Does $-\frac{1}{2}+\frac{1}{3}-\frac{1}{5}+\frac{1}{7}+\frac{1}{11}+\frac{1}{13}+\frac{1}{17}+\frac{1}{19}+\frac{1}{23}+\dots$ converge?

Question

Let $d(m)$ be the number of positive divisors of $m$ [including $1$ and $m$]. Let $p_k$ be the $k^\text{th}$ prime number. Consider the series

$$\sum_{k=1}^{\infty }\frac{(-1)^{d(p_{k}-1)}}{p_{k}}=-\frac{1}{2}+\frac{1}{3}-\frac{1}{5}+\frac{1}{7}+\frac{1}{11}+\frac{1}{13}+\frac{1}{17}+\frac{1}{19}+\frac{1}{23}+\dots$$

Does the series converge? If yes, then what is its value of convergence?

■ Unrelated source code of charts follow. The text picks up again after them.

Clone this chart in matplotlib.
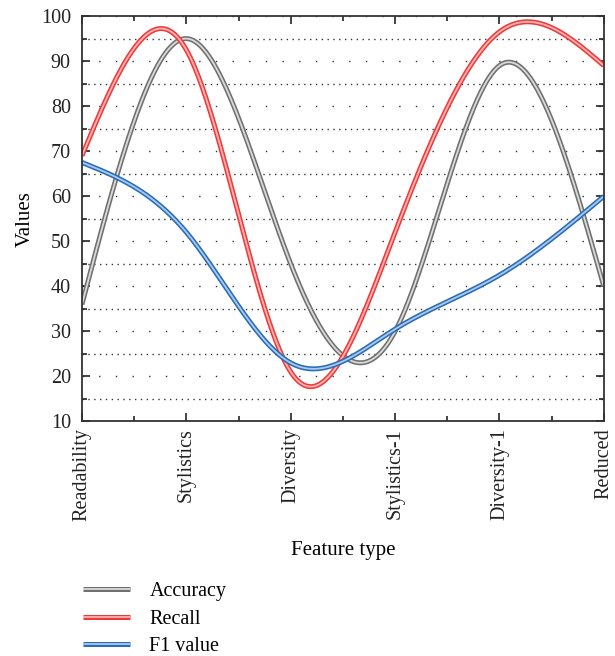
import numpy as np
import matplotlib

matplotlib.use("Agg")
import matplotlib.pyplot as plt
import matplotlib.patheffects as pe
from matplotlib.ticker import MultipleLocator

plt.rcParams["font.family"] = ["Liberation Serif", "DejaVu Serif"]

categories = ["Readability", "Stylistics", "Diversity", "Stylistics-1", "Diversity-1", "Reduced"]
accuracy = [36, 95, 45, 30, 89, 40]
recall = [69, 92.5, 21, 52, 96.5, 89]
f1_value = [67.5, 52, 23, 30.5, 42.5, 60]

series = [
    ("Accuracy", accuracy, "#dadada", "#707070"),
    ("Recall", recall, "#ffb4b4", "#f03a3a"),
    ("F1 value", f1_value, "#a9cbef", "#2b6cb8"),
]


def natural_spline(x, y, xs):
    # natural cubic spline, second derivatives are zero at both ends
    x = np.asarray(x, float)
    y = np.asarray(y, float)
    n = len(x)
    h = np.diff(x)
    A = np.zeros((n, n))
    b = np.zeros(n)
    A[0, 0] = A[-1, -1] = 1
    for i in range(1, n - 1):
        A[i, i - 1] = h[i - 1]
        A[i, i] = 2 * (h[i - 1] + h[i])
        A[i, i + 1] = h[i]
        b[i] = 6 * ((y[i + 1] - y[i]) / h[i] - (y[i] - y[i - 1]) / h[i - 1])
    m = np.linalg.solve(A, b)
    idx = np.clip(np.searchsorted(x, xs) - 1, 0, n - 2)
    x0, x1 = x[idx], x[idx + 1]
    hh = x1 - x0
    t0, t1 = x1 - xs, xs - x0
    return (m[idx] * t0 ** 3 / (6 * hh) + m[idx + 1] * t1 ** 3 / (6 * hh)
            + (y[idx] / hh - m[idx] * hh / 6) * t0
            + (y[idx + 1] / hh - m[idx + 1] * hh / 6) * t1)


fig = plt.figure(figsize=(6.15, 6.56), dpi=100)
ax = fig.add_axes([0.1333, 0.3575, 0.8485, 0.618])

xpos = np.arange(len(categories))
xs = np.linspace(0, len(categories) - 1, 600)
for name, vals, inner, outer in series:
    ax.plot(xs, natural_spline(xpos, vals, xs), color=inner, lw=1.3, label=name,
            solid_capstyle="butt",
            path_effects=[pe.Stroke(linewidth=3.6, foreground=outer), pe.Normal()])

ax.set_xlim(0, len(categories) - 1)
ax.set_ylim(10, 100)
ax.set_xticks(xpos)
ax.set_xticklabels(categories, rotation=90, fontsize=15)
ax.xaxis.set_minor_locator(MultipleLocator(0.5))
ax.yaxis.set_major_locator(MultipleLocator(10))
ax.yaxis.set_minor_locator(MultipleLocator(5))
ax.tick_params(axis="both", which="both", direction="in", top=True, right=True,
               labelsize=14.5, colors="#222222", width=1.2)
ax.tick_params(which="major", length=6)
ax.tick_params(which="minor", length=3.5)
ax.tick_params(axis="x", pad=5)
ax.tick_params(axis="y", pad=8)
for s in ax.spines.values():
    s.set_linewidth(1.3)
    s.set_color("#333333")

ax.grid(which="major", axis="y", linestyle=(0, (1, 11)), color="#333333", lw=1)
ax.grid(which="minor", axis="y", linestyle=(0, (1, 3.2)), color="#333333", lw=1)

ax.set_ylabel("Values", fontsize=15, labelpad=4)
ax.set_xlabel("Feature type", fontsize=15, labelpad=14)

fig.legend(loc="upper left", bbox_to_anchor=(0.135, 0.1125), frameon=False, fontsize=14.5,
           borderpad=0, borderaxespad=0,
           handlelength=2.35, handletextpad=0.95, labelspacing=0.42)

fig.savefig("out.png", dpi=100)
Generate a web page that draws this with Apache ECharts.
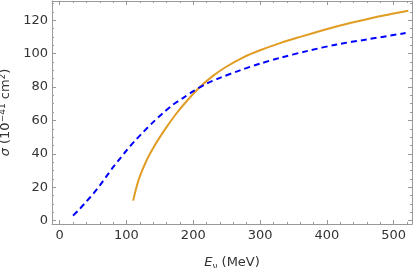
<!DOCTYPE html>
<html>
<head>
<meta charset="utf-8">
<script src="https://cdn.jsdelivr.net/npm/echarts@6/dist/echarts.min.js"></script>
<style>
  html, body { margin: 0; padding: 0; background: #fff; }
  #chart { width: 415px; height: 268px; }
</style>
</head>
<body>
<div id="chart"></div>
<script>
// 数据：近似值
var blueX = [20, 30, 40, 50, 60, 70, 80, 90, 100, 112, 125, 140, 155, 170, 185, 200, 220, 240, 270, 300, 330, 370, 415, 460, 518];
var blueY = [3, 7, 11.5, 16, 21, 26.5, 32, 37, 42, 47.5, 53, 59, 64.5, 69.5, 73.5, 77.5, 82, 85.5, 90, 94, 97.5, 101.5, 105.5, 108.5, 112.3];

var orangeX = [110, 115, 120, 130, 140, 150, 160, 175, 190, 210, 230, 250, 275, 300, 330, 360, 390, 420, 450, 485, 522];
var orangeY = [12, 20, 26.5, 36, 43.5, 50, 56, 64.3, 71.5, 80, 86.8, 92.3, 97.8, 102, 106.3, 110, 113.5, 116.8, 119.7, 122.8, 125.7];

function pairs(xs, ys) {
    return xs.map(function (x, i) { return [x, ys[i]]; });
}

var font = 'DejaVu Sans';
var frameColor = '#999';

// 四条边都画轴线，刻度朝内
function frameAxis(extra) {
    var base = {
        type: 'value',
        axisLine: { show: true, onZero: false, lineStyle: { color: frameColor, width: 1 } },
        axisTick: { show: true, inside: true, length: 4, lineStyle: { color: frameColor, width: 1 } },
        minorTick: { show: true, length: 2, lineStyle: { color: frameColor, width: 1 } },
        splitLine: { show: false }
    };
    return echarts.util.merge(base, extra, true);
}

var myChart = echarts.init(document.getElementById('chart'));

myChart.setOption({
    animation: false,
    textStyle: { fontFamily: font },
    grid: { left: 52, right: 3, top: 1, bottom: 44, outerBoundsMode: 'none', containLabel: false },
    xAxis: [
        frameAxis({
            min: -11.5, max: 527.5, splitNumber: 5, position: 'bottom',
            name: '{i|E}{s|ν} (MeV)',
            nameLocation: 'middle',
            nameGap: 30,
            nameTextStyle: {
                color: '#333',
                fontSize: 13,
                rich: {
                    i: { fontStyle: 'italic', fontSize: 13, color: '#333', fontFamily: font },
                    s: { fontSize: 9, color: '#333', verticalAlign: 'bottom', padding: [8, 0, 0, 0], fontFamily: font }
                }
            },
            minorTick: { splitNumber: 5 },
            axisLabel: {
                color: '#333', fontSize: 13, margin: 5,
                formatter: function (v) { return v % 100 === 0 ? String(v) : ''; }
            }
        }),
        frameAxis({
            min: -11.5, max: 527.5, splitNumber: 5, position: 'top',
            minorTick: { splitNumber: 5 },
            axisLabel: { show: false }
        })
    ],
    yAxis: [
        frameAxis({
            min: -2, max: 131.5, splitNumber: 7, position: 'left',
            name: '{i|σ} (10{u|−41} cm{u|2})',
            nameLocation: 'middle',
            nameGap: 23,
            nameTextStyle: {
                color: '#333',
                fontSize: 13,
                rich: {
                    i: { fontStyle: 'italic', fontSize: 13, color: '#333', fontFamily: font },
                    u: { fontSize: 9, color: '#333', verticalAlign: 'top', padding: [0, 0, 6, 0], fontFamily: font }
                }
            },
            minorTick: { splitNumber: 4 },
            axisLabel: {
                color: '#333', fontSize: 13, margin: 4,
                formatter: function (v) { return v % 20 === 0 ? String(v) : ''; }
            }
        }),
        frameAxis({
            min: -2, max: 131.5, splitNumber: 7, position: 'right',
            minorTick: { splitNumber: 4 },
            axisLabel: { show: false }
        })
    ],
    series: [
        {
            type: 'line',
            data: pairs(orangeX, orangeY),
            smooth: 0.3,
            showSymbol: false,
            lineStyle: { color: '#e19c24', width: 2 }
        },
        {
            type: 'line',
            data: pairs(blueX, blueY),
            smooth: 0.3,
            showSymbol: false,
            lineStyle: { color: '#0000ff', width: 2, type: [6, 4] }
        }
    ]
});
</script>
</body>
</html>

Any help/hint will be appreciated. THANKS!

Answer 1

Since $d(n)$ is odd iff $n$ is a square, your sum is equal to the sum of reciprocals of primes, minus twice the sum of reciprocals of primes of the form $n^2+1$. But we have $$\sum_{p=n^2+1\text{ for some $n$}}\frac{1}{p}<\sum_{n=1}^\infty\frac{1}{n^2+1}<\infty,$$ so your sum diverges to infinity.